Coerência, determinação, sucesso. A política precisa de special ones. E o País quer Mourinhos em tudo. Qualquer talento que desponte, passa a ser um novo Mourinho. Haverá putativos Mourinhos na Ciência, na diplomacia, talvez nos negócios. No futebol, há inúmeros: o Paulo Sérgio, contratado pelo Sporting, ou o André Vilas Boas, que muitos dão por certo no Porto. Ninguém admite que o sucesso não se copia, com meia dúzia de frases articuladas ou um cabelo à romana e barba de três dias. Que não resulta de contágio pelo contacto próximo com os que o obtêm. Que o segredo de tudo é algo que as elites ignoram (planeamento) e o povo desconhece (produtividade). O sebastianismo nacional não desarma: um Mourinho tem de andar na casa dos 40 anos, falar bem e ostentar uma imagem moderna. Este podia ser, também, o retrato robô de um charlatão – ou o de um proxeneta – mas corresponde ao conceito que temos do homem providencial. Na política, tal efabulação não foi estranha ao sucesso de José Sócrates, no PS. Nem ao êxito recente de Pedro Passos Coelho, no PSD.
José Mourinho, o herói do momento, é, porém, o menos português dos nossos compatriotas. A diferença começa pelo discurso: ele diz o que pensa. Se acha que vai ganhar, afirma que vai ganhar. O ressentimento nacional chama a isto arrogância. Ele chamou-lhe, em Madrid, auto-estima e confiança. Eu chamo-lhe honestidade e coragem.

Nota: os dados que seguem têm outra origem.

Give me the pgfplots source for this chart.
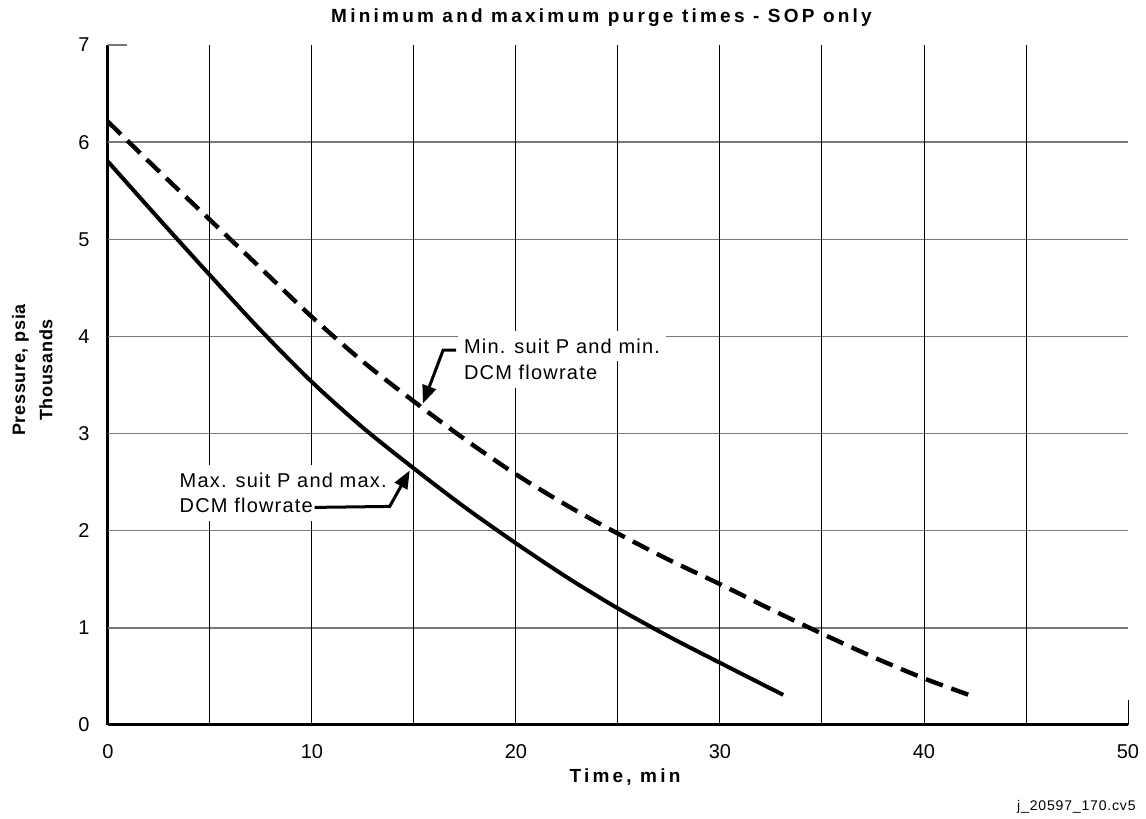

A marca da diferença continua no método: Mourinho não deixa para amanhã o que pode fazer hoje. Trabalha muito, gere e motiva equipas, documenta-se, estuda, planeia e executa. Quantos de nós o fazemos?
E o divórcio relativamente à praxis lusitana termina nos resultados: sabe o que quer, tem objectivos e cumpre-os. Faz rupturas e assume opções. Numa sondagem, nunca responderia “talvez”, “mais ou menos” ou “assim assim”, items que, em Portugal, obtêm, normalmente, a maioria das respostas, em inquéritos de opinião.
Esta atitude determinada – que funcionou, durante algum tempo, na política, com o estilo Sócrates – só tem êxito duradouro se for secundada pelos resultados – coisa de que o primeiro-ministro não se pode gabar. É que a segurança de nós próprios, bem como a determinação, não é um fim (como em Sócrates) mas um meio (como em Mourinho) para chegar a uma meta. De um certo ponto de vista, Manuel Alegre e Cavaco Silva, provavelmente os principais candidatos a Belém, têm uma costela de Mourinho, na atitude, ao menos, na auto-estima. Mas ao primeiro falta método, trabalho e pragmatismo. Ao segundo, falta, sobretudo, Mundo. E a ambos falta tempo.
O tipo de esperança que Mourinho oferece a quem o contrata é um catalisador ausente da política portuguesa, desde que Cavaco ganhou a sua segunda maioria absoluta, em 1991. A esperança que nos dá Mourinho é um bem concreto, demonstrável, alcançável pelo método e pelo trabalho. A que os políticos nos querem dar baseia-se na intuição, no estilo evangelista e na crendice. Mourinho responsabiliza-se pela esperança. Os políticos responsabilizam-nos por ela. Não adianta procurar um novo Mourinho. É que isso não existe.